== WHAT THE TASK ASKS ==
Leave out the pictures and reproduce all of the data exactly.

== AVAILABLE DATA ==
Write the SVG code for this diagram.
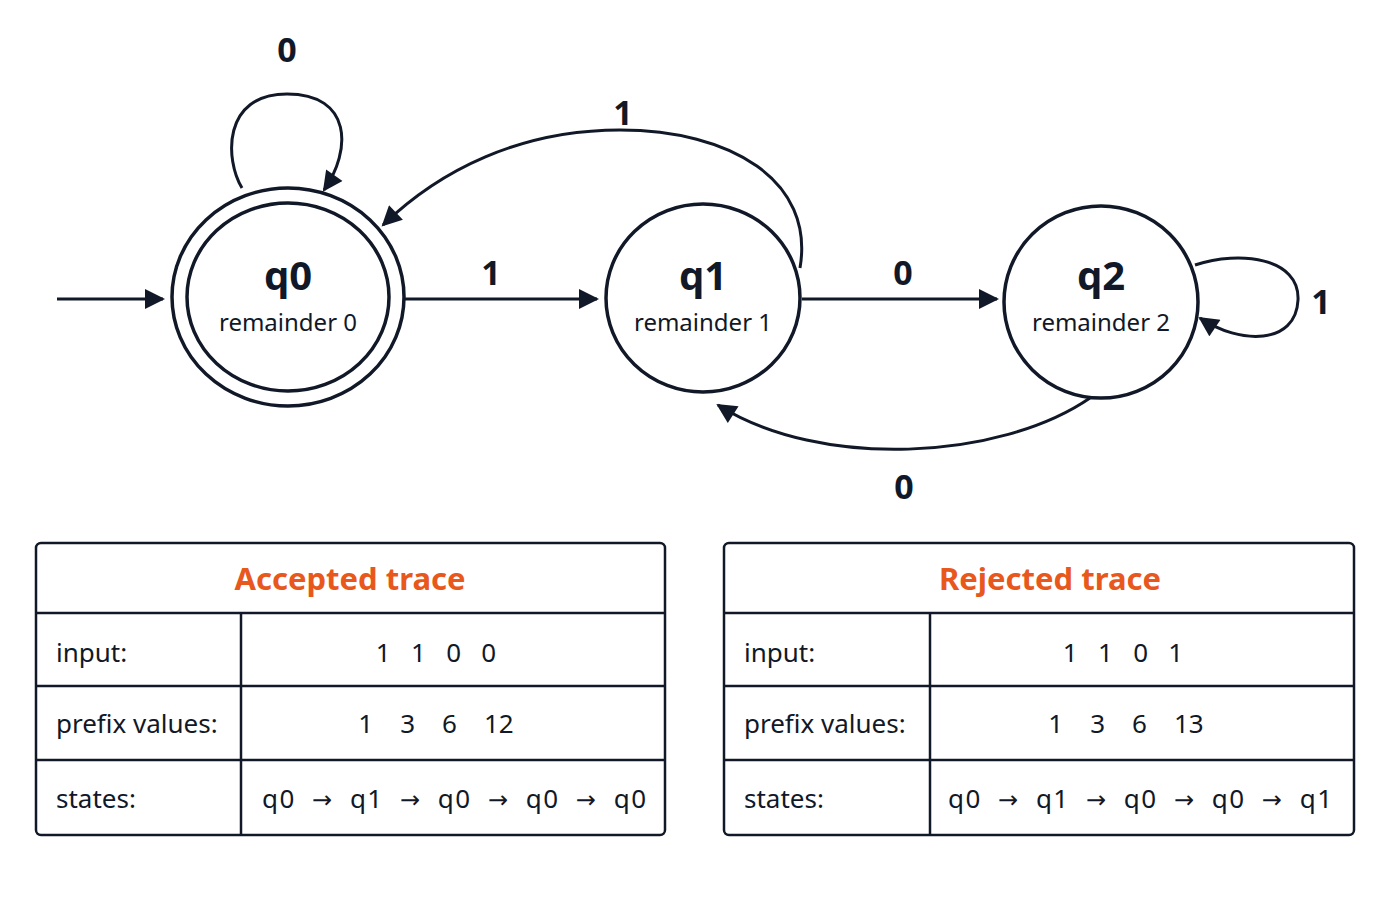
<svg xmlns="http://www.w3.org/2000/svg" width="1400" height="900" viewBox="0 0 1400 900">
<style>
.s{fill:none;stroke:#111827;stroke-width:3.5}
.e{fill:none;stroke:#111827;stroke-width:3}
.t{font-family:"Noto Sans","Open Sans",sans-serif;fill:#111827}
.lbl{font-size:34px;font-weight:bold;text-anchor:middle}
.nm{font-size:40px;font-weight:bold;text-anchor:middle}
.sub{font-size:24px;text-anchor:middle}
.ti{font-family:"Noto Sans",sans-serif;font-size:31px;font-weight:bold;fill:#E8581C;text-anchor:middle}
.cell{font-size:26px}
.ar{font-family:"DejaVu Sans",sans-serif;font-size:24px}
.tb{fill:#fff;stroke:#111827;stroke-width:2.5}
</style>
<defs>
<marker id="b" viewBox="0 0 10 10" refX="9" refY="5" markerWidth="22" markerHeight="20" markerUnits="userSpaceOnUse" orient="auto"><path d="M0,0L10,5L0,10z" fill="#111827"/></marker></defs>
<rect width="1400" height="900" fill="#fff"/>
<g id="connectors">
<path class="e" d="M57,299H163" marker-end="url(#b)"/>
<path class="e" d="M405,299H597" marker-end="url(#b)"/>
<path class="e" d="M802,299H997" marker-end="url(#b)"/>
<path class="e" d="M242,188C225,160 222,94 287,94C352,94 352,150 324,190" marker-end="url(#b)"/>
<path class="e" d="M800,268C815,180 730,130 620,130C520,130 440,170 383,225" marker-end="url(#b)"/>
<path class="e" d="M1195,265C1240,250 1300,258 1298,300C1296,345 1240,345 1200,318" marker-end="url(#b)"/>
<path class="e" d="M1090,398C1000,460 820,470 718,405" marker-end="url(#b)"/>
<text class="t lbl" x="287" y="62">0</text>
<text class="t lbl" x="623" y="125">1</text>
<text class="t lbl" x="491" y="285">1</text>
<text class="t lbl" x="903" y="285">0</text>
<text class="t lbl" x="1321" y="314">1</text>
<text class="t lbl" x="904" y="499">0</text>
</g>
<g id="q0"><ellipse class="s" cx="288" cy="297" rx="116" ry="109"/><ellipse class="s" cx="288" cy="297" rx="101" ry="94"/>
<text class="t nm" x="288" y="290">q0</text><text class="t sub" x="288" y="331">remainder 0</text></g>
<g id="q1"><ellipse class="s" cx="703" cy="298" rx="97" ry="94"/>
<text class="t nm" x="703" y="290">q1</text><text class="t sub" x="703" y="331">remainder 1</text></g>
<g id="q2"><ellipse class="s" cx="1101" cy="302" rx="97" ry="96"/>
<text class="t nm" x="1101" y="290">q2</text><text class="t sub" x="1101" y="331">remainder 2</text></g>
<g id="accepted">
<rect class="tb" x="36" y="543" width="629" height="292" rx="5"/>
<path class="tb" d="M36,613H665M36,686H665M36,760H665M241,613V835"/>
<text class="ti" x="350" y="590">Accepted trace</text>
<text class="t cell" x="56" y="662">input:</text>
<text class="t cell" x="56" y="733">prefix values:</text>
<text class="t cell" x="56" y="808">states:</text>
<text class="t cell" x="436" y="662" text-anchor="middle" xml:space="preserve">1   1   0   0</text>
<text class="t cell" x="436" y="733" text-anchor="middle" xml:space="preserve">1    3    6    12</text>
<text class="t cell" x="262" y="808" textLength="384" xml:space="preserve">q0  <tspan class="ar">→</tspan>  q1  <tspan class="ar">→</tspan>  q0  <tspan class="ar">→</tspan>  q0  <tspan class="ar">→</tspan>  q0</text>
</g>
<g id="rejected">
<rect class="tb" x="724" y="543" width="630" height="292" rx="5"/>
<path class="tb" d="M724,613H1354M724,686H1354M724,760H1354M930,613V835"/>
<text class="ti" x="1050" y="590">Rejected trace</text>
<text class="t cell" x="744" y="662">input:</text>
<text class="t cell" x="744" y="733">prefix values:</text>
<text class="t cell" x="744" y="808">states:</text>
<text class="t cell" x="1123" y="662" text-anchor="middle" xml:space="preserve">1   1   0   1</text>
<text class="t cell" x="1126" y="733" text-anchor="middle" xml:space="preserve">1    3    6    13</text>
<text class="t cell" x="948" y="808" textLength="384" xml:space="preserve">q0  <tspan class="ar">→</tspan>  q1  <tspan class="ar">→</tspan>  q0  <tspan class="ar">→</tspan>  q0  <tspan class="ar">→</tspan>  q1</text>
</g>
</svg>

== FULL RESPONSE ==
Write the SVG code for this diagram.
<svg xmlns="http://www.w3.org/2000/svg" width="1400" height="900" viewBox="0 0 1400 900">
<style>
.s{fill:none;stroke:#111827;stroke-width:3.5}
.e{fill:none;stroke:#111827;stroke-width:3}
.t{font-family:"Noto Sans","Open Sans",sans-serif;fill:#111827}
.lbl{font-size:34px;font-weight:bold;text-anchor:middle}
.nm{font-size:40px;font-weight:bold;text-anchor:middle}
.sub{font-size:24px;text-anchor:middle}
.ti{font-family:"Noto Sans",sans-serif;font-size:31px;font-weight:bold;fill:#E8581C;text-anchor:middle}
.cell{font-size:26px}
.ar{font-family:"DejaVu Sans",sans-serif;font-size:24px}
.tb{fill:#fff;stroke:#111827;stroke-width:2.5}
</style>
<defs>
<marker id="b" viewBox="0 0 10 10" refX="9" refY="5" markerWidth="22" markerHeight="20" markerUnits="userSpaceOnUse" orient="auto"><path d="M0,0L10,5L0,10z" fill="#111827"/></marker></defs>
<rect width="1400" height="900" fill="#fff"/>
<g id="connectors">
<path class="e" d="M57,299H163" marker-end="url(#b)"/>
<path class="e" d="M405,299H597" marker-end="url(#b)"/>
<path class="e" d="M802,299H997" marker-end="url(#b)"/>
<path class="e" d="M242,188C225,160 222,94 287,94C352,94 352,150 324,190" marker-end="url(#b)"/>
<path class="e" d="M800,268C815,180 730,130 620,130C520,130 440,170 383,225" marker-end="url(#b)"/>
<path class="e" d="M1195,265C1240,250 1300,258 1298,300C1296,345 1240,345 1200,318" marker-end="url(#b)"/>
<path class="e" d="M1090,398C1000,460 820,470 718,405" marker-end="url(#b)"/>
<text class="t lbl" x="287" y="62">0</text>
<text class="t lbl" x="623" y="125">1</text>
<text class="t lbl" x="491" y="285">1</text>
<text class="t lbl" x="903" y="285">0</text>
<text class="t lbl" x="1321" y="314">1</text>
<text class="t lbl" x="904" y="499">0</text>
</g>
<g id="q0"><ellipse class="s" cx="288" cy="297" rx="116" ry="109"/><ellipse class="s" cx="288" cy="297" rx="101" ry="94"/>
<text class="t nm" x="288" y="290">q0</text><text class="t sub" x="288" y="331">remainder 0</text></g>
<g id="q1"><ellipse class="s" cx="703" cy="298" rx="97" ry="94"/>
<text class="t nm" x="703" y="290">q1</text><text class="t sub" x="703" y="331">remainder 1</text></g>
<g id="q2"><ellipse class="s" cx="1101" cy="302" rx="97" ry="96"/>
<text class="t nm" x="1101" y="290">q2</text><text class="t sub" x="1101" y="331">remainder 2</text></g>
<g id="accepted">
<rect class="tb" x="36" y="543" width="629" height="292" rx="5"/>
<path class="tb" d="M36,613H665M36,686H665M36,760H665M241,613V835"/>
<text class="ti" x="350" y="590">Accepted trace</text>
<text class="t cell" x="56" y="662">input:</text>
<text class="t cell" x="56" y="733">prefix values:</text>
<text class="t cell" x="56" y="808">states:</text>
<text class="t cell" x="436" y="662" text-anchor="middle" xml:space="preserve">1   1   0   0</text>
<text class="t cell" x="436" y="733" text-anchor="middle" xml:space="preserve">1    3    6    12</text>
<text class="t cell" x="262" y="808" textLength="384" xml:space="preserve">q0  <tspan class="ar">→</tspan>  q1  <tspan class="ar">→</tspan>  q0  <tspan class="ar">→</tspan>  q0  <tspan class="ar">→</tspan>  q0</text>
</g>
<g id="rejected">
<rect class="tb" x="724" y="543" width="630" height="292" rx="5"/>
<path class="tb" d="M724,613H1354M724,686H1354M724,760H1354M930,613V835"/>
<text class="ti" x="1050" y="590">Rejected trace</text>
<text class="t cell" x="744" y="662">input:</text>
<text class="t cell" x="744" y="733">prefix values:</text>
<text class="t cell" x="744" y="808">states:</text>
<text class="t cell" x="1123" y="662" text-anchor="middle" xml:space="preserve">1   1   0   1</text>
<text class="t cell" x="1126" y="733" text-anchor="middle" xml:space="preserve">1    3    6    13</text>
<text class="t cell" x="948" y="808" textLength="384" xml:space="preserve">q0  <tspan class="ar">→</tspan>  q1  <tspan class="ar">→</tspan>  q0  <tspan class="ar">→</tspan>  q0  <tspan class="ar">→</tspan>  q1</text>
</g>
</svg>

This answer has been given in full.